Most districts have less than a dozen places for students and teacher to land. Therefore it is pretty straightforward for other districts to do strategic hiring much earlier in the year.

Seattle has a lot of challenges, in large part because the state funding model is just not designed to support a district with "110 places.' Because of this, Seattle really does need to embrace more flexibility in the process and leverage the choice system.

The changes that have been made in the last few years to reduce flexibility and increase rigidity have made the system adversarial to families, without actually creating the hoped for staffing stability. IMHO, these polices are the direct cause of system wide enrollment decreases.

One hard to miss data point. The first year of the NSAP, there was a serious challenges with split siblings district wide. Right after open enrollment there were hundreds of split siblings in every corner of the district . But the district worked proactively with families and community volunteers and by the end of September there were only 7 split siblings. Two years ago, there was once again over 200 split siblings and there was no serious effort to reunite these families. How can anyone be surprised that split siblings lead to enrollment decreases???

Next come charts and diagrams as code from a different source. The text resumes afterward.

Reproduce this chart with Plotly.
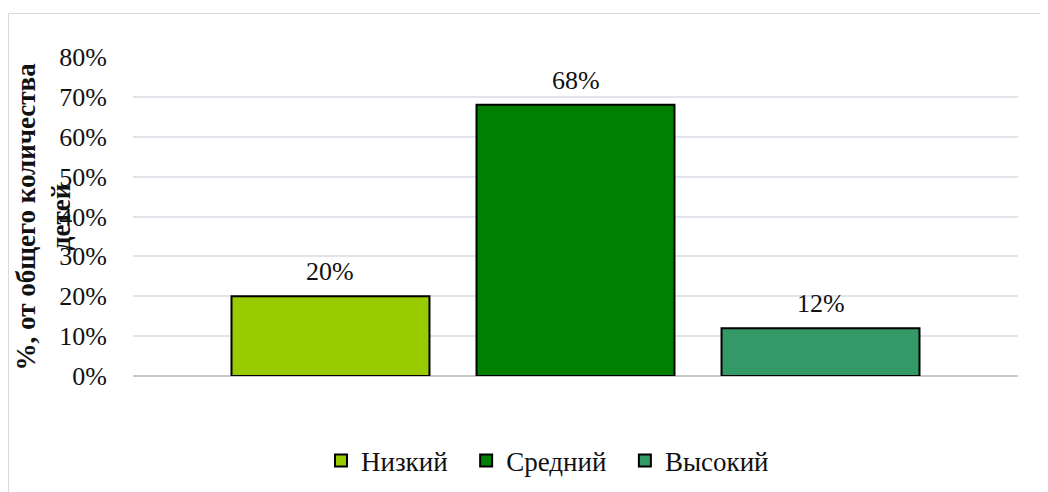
import plotly.graph_objects as go

categories = ["Низкий", "Средний", "Высокий"]
values = [0.20, 0.68, 0.12]
colors = ["#99CC00", "#008000", "#339966"]
tick_vals = [0, 0.1, 0.2, 0.3, 0.4, 0.5, 0.6, 0.7, 0.8]

FONT = "Liberation Serif, Times New Roman, serif"

fig = go.Figure()

for name, val, color in zip(categories, values, colors):
    fig.add_trace(
        go.Bar(
            x=[name],
            y=[val],
            # trailing nbsp widen the gap between legend entries
            name=name + "\u00a0\u00a0",
            width=0.808,
            marker=dict(color=color, line=dict(color="black", width=2)),
        )
    )
    # data label above each bar
    fig.add_annotation(
        x=name,
        y=val,
        text=f"{val:.0%}",
        showarrow=False,
        yanchor="bottom",
        yshift=8,
        font=dict(family=FONT, size=26, color="#111"),
    )

# page body has an 8px margin, so the figure is 8px smaller
# plot area inside the figure: x 125..1010, y 49..368
W, H = 885, 319


def px_x(p):
    return (p - 125) / W


def px_y(p):
    return (368 - p) / H


fig.update_layout(
    width=1040,
    height=484,
    margin=dict(l=125, r=30, t=49, b=116, autoexpand=False),
    paper_bgcolor="white",
    plot_bgcolor="white",
    barmode="overlay",
    font=dict(family=FONT, size=26, color="#111"),
    showlegend=True,
    legend=dict(
        orientation="h",
        x=px_x(313),
        xanchor="left",
        y=px_y(453),
        yanchor="middle",
        font=dict(family=FONT, size=27, color="#111"),
        itemwidth=30,
    ),
    shapes=[
        dict(
            type="rect",
            xref="paper",
            yref="paper",
            x0=px_x(0.5),
            x1=px_x(1060),
            y0=px_y(500),
            y1=px_y(5.5),
            line=dict(color="#D9D9D9", width=1),
            layer="below",
        )
    ],
)

fig.add_annotation(
    text="<b>%, от общего количества<br>детей</b>",
    xref="paper",
    yref="paper",
    x=px_x(35),
    y=0.5,
    xanchor="center",
    yanchor="middle",
    textangle=-90,
    showarrow=False,
    font=dict(family=FONT, size=27, color="#111"),
)

fig.update_xaxes(
    range=[-0.806, 2.806],
    showticklabels=False,
    showgrid=False,
    showline=False,
    zeroline=False,
)

fig.update_yaxes(
    range=[0, 0.8],
    tickvals=tick_vals,
    tickformat=".0%",
    showgrid=True,
    gridcolor="#E1E4EA",
    gridwidth=1.5,
    zeroline=True,
    zerolinecolor="#C8C8C8",
    zerolinewidth=1.5,
    showline=False,
    ticks="",
    ticklen=0,
    ticklabelstandoff=25,
    tickfont=dict(family=FONT, size=26, color="#111"),
)

fig.write_html("out.html")
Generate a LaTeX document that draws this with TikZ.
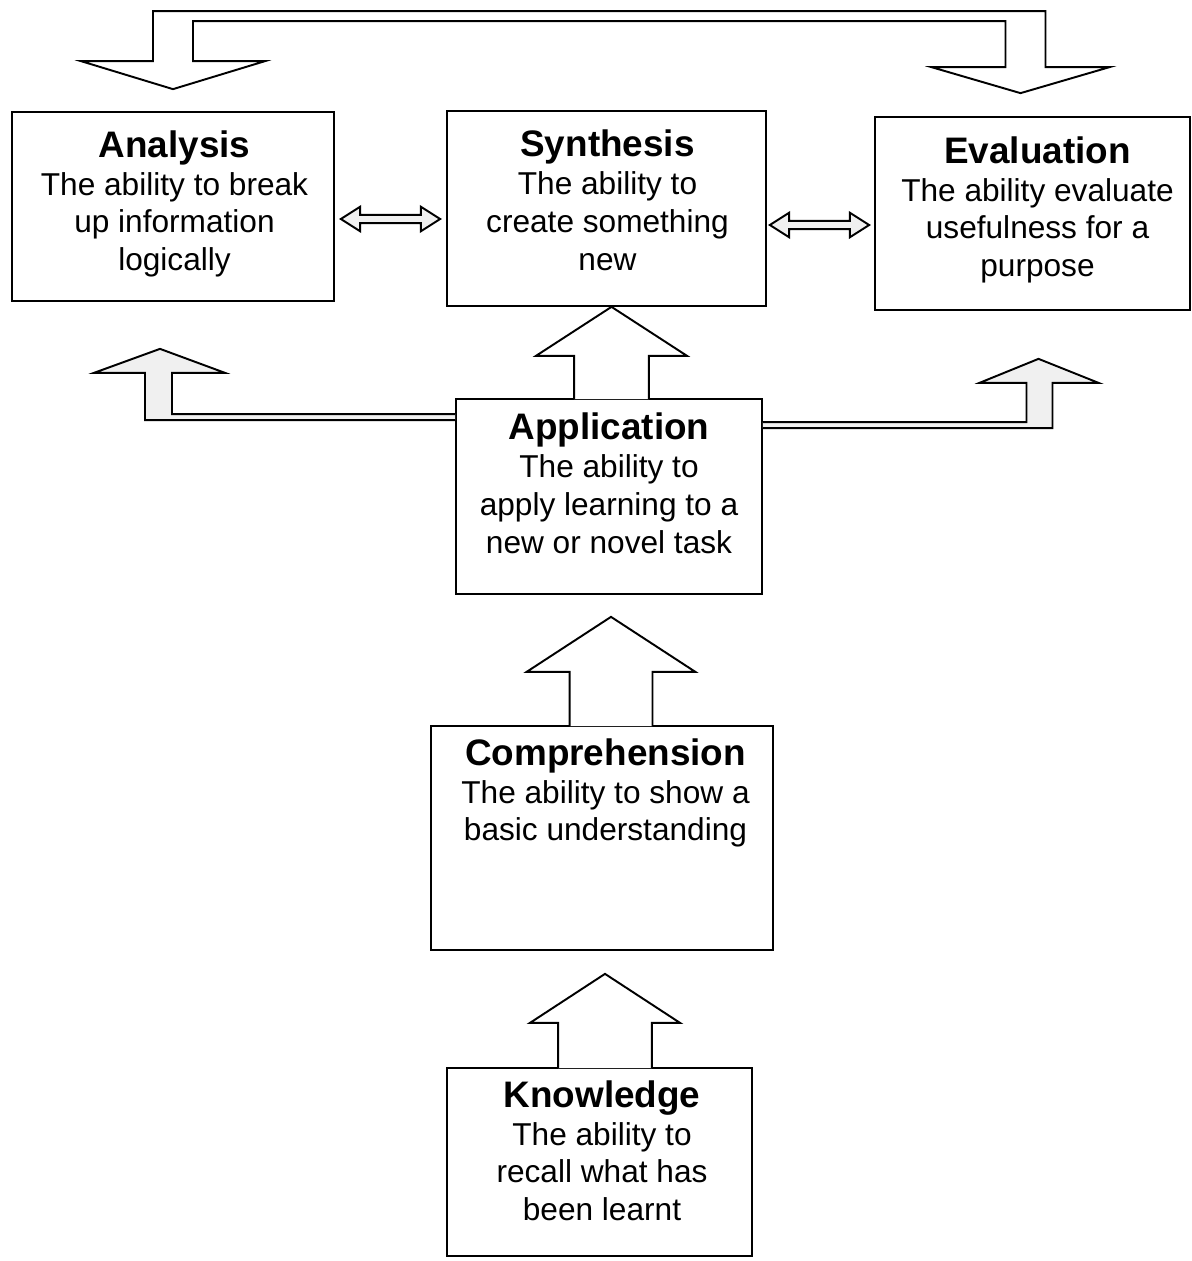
\documentclass[tikz,border=0pt]{standalone}
\usepackage{fontspec}
\setmainfont{Liberation Sans}
\usetikzlibrary{positioning,calc}
% block arrow pointing up: base, tip, shaft half width, head half width, head length
\newcommand\blockup[5]{%
	\filldraw[bigarrow] let \p1=#1, \p2=#2 in
	(\x2-#3,\y1-0.6pt) -- (\x2-#3,\y2-#5) -- (\x2-#4,\y2-#5) -- (\p2)
	-- (\x2+#4,\y2-#5) -- (\x2+#3,\y2-#5) -- (\x2+#3,\y1-0.6pt);}
% double headed block arrow
\newcommand\dblarrow[2]{%
	\filldraw[sidearrow] let \p1=#1, \p2=#2 in
	(\p1) -- (\x1+11pt,\y1+7pt) -- (\x1+11pt,\y1+2.3pt) -- (\x2-11pt,\y1+2.3pt)
	-- (\x2-11pt,\y1+7pt) -- (\x2,\y1) -- (\x2-11pt,\y1-7pt) -- (\x2-11pt,\y1-2.3pt)
	-- (\x1+11pt,\y1-2.3pt) -- (\x1+11pt,\y1-7pt) -- cycle;}
\newcommand\ttl[1]{{\fontsize{21pt}{22.5pt}\selectfont\bfseries #1}}
\begin{document}
\begin{tikzpicture}[x=0.02cm,y=-0.02cm,line join=miter,font=\fontsize{18pt}{21.5pt}\selectfont,
	box/.style={draw,line width=1pt,inner sep=0pt},
	txt/.style={align=center,inner sep=0pt},
	bigarrow/.style={draw,fill=white,line width=1.1pt},
	sidearrow/.style={draw,fill=gray!12,line width=1.1pt}]
	\useasboundingbox (0,0) rectangle (1192,1261);
	% boxes
	\node[box,minimum width=6.44cm,minimum height=3.78cm] (ana) at (173,206.5) {};
	\node[box,minimum width=6.38cm,minimum height=3.9cm] (syn) at (606.5,208.5) {};
	\node[box,minimum width=6.3cm,minimum height=3.86cm] (eva) at (1032.5,213.5) {};
	\node[box,minimum width=6.12cm,minimum height=3.9cm] (app) at (609,496.5) {};
	\node[box,minimum width=6.84cm,minimum height=4.48cm] (com) at (602,838) {};
	\node[box,minimum width=6.1cm,minimum height=3.76cm] (kno) at (599.5,1162) {};
	% texts
	\node[txt,below=0.38cm of ana.north,xshift=0.03cm] (ana-t) {\ttl{Analysis}\\The ability to break\\up information\\logically};
	\node[txt,below=0.39cm of syn.north,xshift=0.02cm] (syn-t) {\ttl{Synthesis}\\The ability to\\create something\\new};
	\node[txt,below=0.40cm of eva.north,xshift=0.1cm] (eva-t) {\ttl{Evaluation}\\The ability evaluate\\usefulness for a\\purpose};
	\node[txt,below=0.29cm of app.north] (app-t) {\ttl{Application}\\The ability to\\apply learning to a\\new or novel task};
	\node[txt,below=0.26cm of com.north,xshift=0.07cm] (com-t) {\ttl{Comprehension}\\The ability to show a\\basic understanding};
	\node[txt,below=0.26cm of kno.north,xshift=0.05cm] (kno-t) {\ttl{Knowledge}\\The ability to\\recall what has\\been learnt};
	% arrows up the middle
	\blockup{(app.north)}{($(syn.south)+(5,0)$)}{21.3pt}{43pt}{27.9pt}
	\blockup{(com.north)}{($(app.south)+(2,22)$)}{23.6pt}{48pt}{31.3pt}
	\blockup{(kno.north)}{($(com.south)+(3,23)$)}{26.7pt}{42.7pt}{27.9pt}
	% side arrows from application
	\coordinate (sl) at ($(ana.south)+(-13,47)$);
	\coordinate (sr) at ($(eva.south)+(6,48)$);
	\filldraw[sidearrow] ($(app.north west)+(0,16)$) -| ($(sl)+(12,24)$) -- ($(sl)+(65,24)$) -- (sl)
		-- ($(sl)+(-66,24)$) -- ($(sl)+(-15,24)$) |- ($(app.north west)+(0,22)$);
	\filldraw[sidearrow] ($(app.north east)+(0,24)$) -| ($(sr)+(-12,24)$) -- ($(sr)+(-59,24)$) -- (sr)
		-- ($(sr)+(60,24)$) -- ($(sr)+(14,24)$) |- ($(app.north east)+(0,30)$);
	% top arrow
	\coordinate (tl) at ($(ana.north)+(0,-22)$);
	\coordinate (tr) at ($(eva.north)+(-12,-23)$);
	\filldraw[bigarrow] ($(tl)+(-92,-28)$) -- (tl) -- ($(tl)+(92,-28)$) -- ($(tl)+(20,-28)$)
		-- ($(tl)+(20,-68)$) -- ($(tr)+(-15,-72)$) -- ($(tr)+(-15,-26)$) -- ($(tr)+(-89,-26)$)
		-- (tr) -- ($(tr)+(89,-26)$) -- ($(tr)+(25,-26)$) -- ($(tr)+(25,-82)$)
		-- ($(tl)+(-20,-78)$) -- ($(tl)+(-20,-28)$) -- cycle;
	% double arrows
	\coordinate (d1a) at ($(ana.east)+(6,12.5)$);
	\coordinate (d1b) at ($(syn.west)+(-6,10.5)$);
	\coordinate (d2a) at ($(syn.east)+(3,16.5)$);
	\coordinate (d2b) at ($(eva.west)+(-5,11.5)$);
	\dblarrow{(d1a)}{(d1b)}
	\dblarrow{(d2a)}{(d2b)}
\end{tikzpicture}
\end{document}
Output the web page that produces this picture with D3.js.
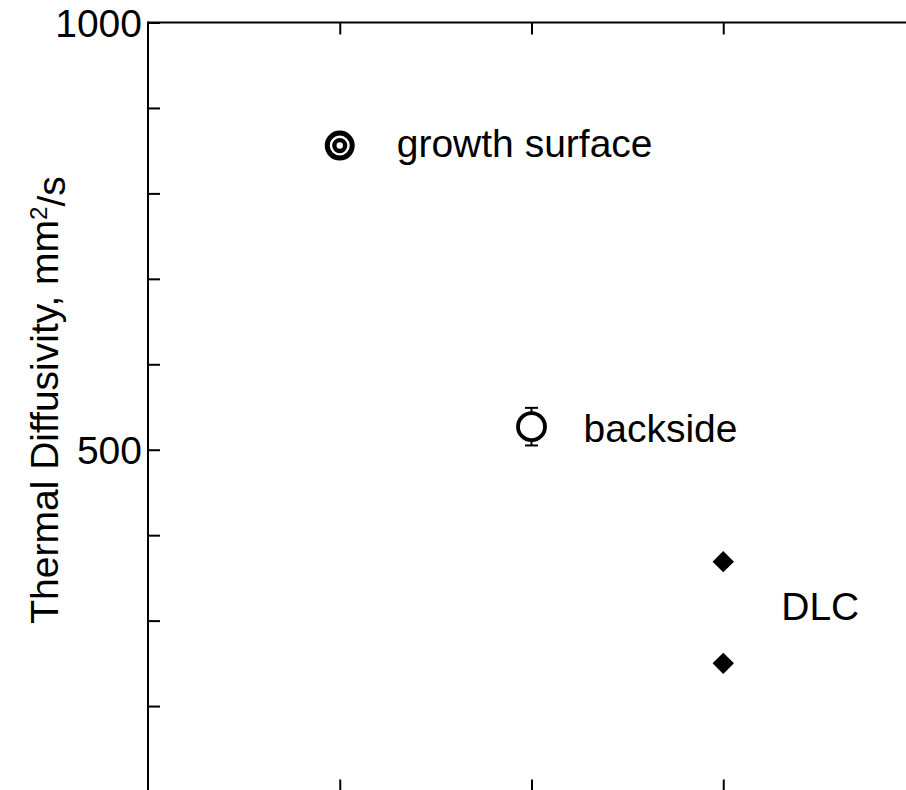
<!DOCTYPE html>
<html>
<head>
<meta charset="utf-8">
<script src="https://cdn.jsdelivr.net/npm/d3@7"></script>
<style>
  html, body { margin: 0; padding: 0; background: #fff; }
  svg { display: block; }
  text { font-family: "Liberation Sans", Arial, Helvetica, sans-serif; fill: #000; }
</style>
</head>
<body>
<svg id="chart" width="906" height="790"></svg>
<script>
// Sample groups along the x axis (positions 1..3)
const categories = ["growth surface", "backside", "DLC"];
const categoryPos = [1, 2, 3];

// Thermal diffusivity values, mm^2/s
const growthValues = [856];
const backsideValues = [527];
const backsideErrors = [22];
const dlcValues = [369, 250];

// Y axis ticks and the ones that carry labels
const yTicks = [100, 200, 300, 400, 500, 600, 700, 800, 900, 1000];
const yTickLabels = [500, 1000];
const xTicks = [1, 2, 3];

const svg = d3.select("#chart");

const x = d3.scaleLinear().domain([0, 4]).range([148, 915]);
const y = d3.scaleLinear().domain([100, 1000]).range([791.5, 22.5]);

const axisColor = "#000";
const axisWidth = 2;

// Frame axes with inward ticks
const gLeft = svg.append("g").attr("transform", `translate(${x(0)},0)`)
  .call(d3.axisRight(y).tickValues(yTicks).tickSize(12).tickFormat(""));
const gTop = svg.append("g").attr("transform", `translate(0,${y(1000)})`)
  .call(d3.axisBottom(x).tickValues(xTicks).tickSize(12).tickFormat(""));
const gBottom = svg.append("g").attr("transform", `translate(0,${y(100)})`)
  .call(d3.axisTop(x).tickValues(xTicks).tickSize(12).tickFormat(""));

[gLeft, gTop, gBottom].forEach(g => {
  g.select(".domain").attr("stroke", axisColor).attr("stroke-width", axisWidth);
  g.selectAll(".tick line").attr("stroke", axisColor).attr("stroke-width", axisWidth);
});
// plain lines instead of the path end caps
gLeft.select(".domain").attr("d", `M0,${y(100)}V${y(1000) - 1}`);
[gTop, gBottom].forEach(g => g.select(".domain").attr("d", `M${x(0)},0H${x(4)}`));

// Y tick labels
svg.append("g").selectAll("text")
  .data(yTickLabels)
  .join("text")
  .attr("x", x(0) - 6)
  .attr("y", d => y(d))
  .attr("dy", "0.36em")
  .attr("text-anchor", "end")
  .style("font-size", "39px")
  .text(d => d);

// Y axis title
const yTitle = svg.append("text")
  .attr("transform", `translate(58,400) rotate(-90)`)
  .attr("text-anchor", "middle")
  .style("font-size", "39px");
yTitle.append("tspan").text("Thermal Diffusivity, mm");
yTitle.append("tspan").attr("dy", "-0.45em").style("font-size", "24px").text("2");
yTitle.append("tspan").attr("dy", "0.45em").text("/s");

// growth surface: bullseye marker
const gGrowth = svg.append("g");
gGrowth.selectAll("circle.outer").data(growthValues).join("circle")
  .attr("class", "outer")
  .attr("cx", x(categoryPos[0])).attr("cy", d => y(d)).attr("r", 12.5)
  .attr("fill", "none").attr("stroke", "#000").attr("stroke-width", 5);
gGrowth.selectAll("circle.inner").data(growthValues).join("circle")
  .attr("class", "inner")
  .attr("cx", x(categoryPos[0])).attr("cy", d => y(d)).attr("r", 5.4)
  .attr("fill", "none").attr("stroke", "#000").attr("stroke-width", 4.4);

// backside: open circle with error bar
const gBack = svg.append("g");
const backData = backsideValues.map((v, i) => ({ v, e: backsideErrors[i] }));
gBack.selectAll("line.err").data(backData).join("line")
  .attr("class", "err")
  .attr("x1", x(categoryPos[1])).attr("x2", x(categoryPos[1]))
  .attr("y1", d => y(d.v + d.e)).attr("y2", d => y(d.v - d.e))
  .attr("stroke", "#000").attr("stroke-width", 2);
[1, -1].forEach(s => {
  gBack.selectAll(null).data(backData).join("line")
    .attr("x1", x(categoryPos[1]) - 6.5).attr("x2", x(categoryPos[1]) + 6.5)
    .attr("y1", d => y(d.v + s * d.e)).attr("y2", d => y(d.v + s * d.e))
    .attr("stroke", "#000").attr("stroke-width", 2);
});
gBack.selectAll("circle").data(backData).join("circle")
  .attr("cx", x(categoryPos[1])).attr("cy", d => y(d.v)).attr("r", 13.5)
  .attr("fill", "#fff").attr("stroke", "#000").attr("stroke-width", 3.8);

// DLC: filled diamonds
const diamond = d3.symbol().type(d3.symbolSquare).size(229);
svg.append("g").selectAll("path").data(dlcValues).join("path")
  .attr("d", diamond)
  .attr("transform", d => `translate(${x(categoryPos[2])},${y(d)}) rotate(45)`)
  .attr("fill", "#000");

// Group labels
const labelFont = "39px";
svg.append("text")
  .attr("x", x(categoryPos[0]) + 57).attr("y", y(growthValues[0])).attr("dy", "0.3em")
  .style("font-size", labelFont).text(categories[0]);
svg.append("text")
  .attr("x", x(categoryPos[1]) + 52).attr("y", y(backsideValues[0])).attr("dy", "0.4em")
  .style("font-size", labelFont).text(categories[1]);
svg.append("text")
  .attr("x", x(categoryPos[2]) + 58).attr("y", y(d3.mean(dlcValues))).attr("dy", "0.18em")
  .style("font-size", labelFont).text(categories[2]);
</script>
</body>
</html>
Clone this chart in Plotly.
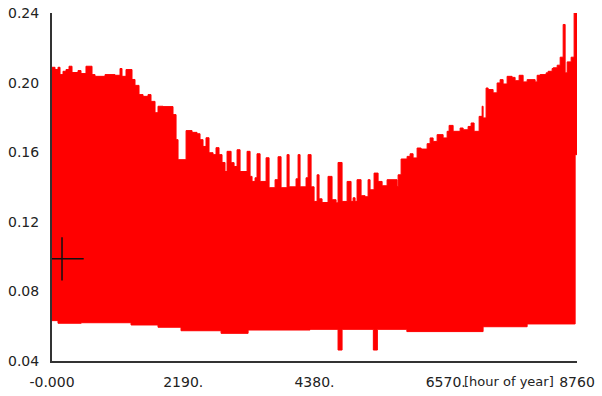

The unfortunate result is that when families leave the district, teachers get displaced. Enrollment needs to be family friendly in order to create staffing stability. It is not an either / or situation.





Anonymous said…
It seems to me that unnaturally limiting choice more severely impacts the kids farthest from educational justice. This is not aligned with the new Strategic Plan in any way. The Board should look at the Student Assignment Plan through a racial equity/socioeconomic lens. If they do, and look at how many students who are underserved are left on waitlists, someone would take action. Maybe this would break up the idea of holding onto the staffing stability model (which would seem to be more about staff than students), and instead focus on empowering students and families to make choices that work best for them.

WSParent
Please note that I started a separate thread on enrollment and I did include several comments here that I thought important.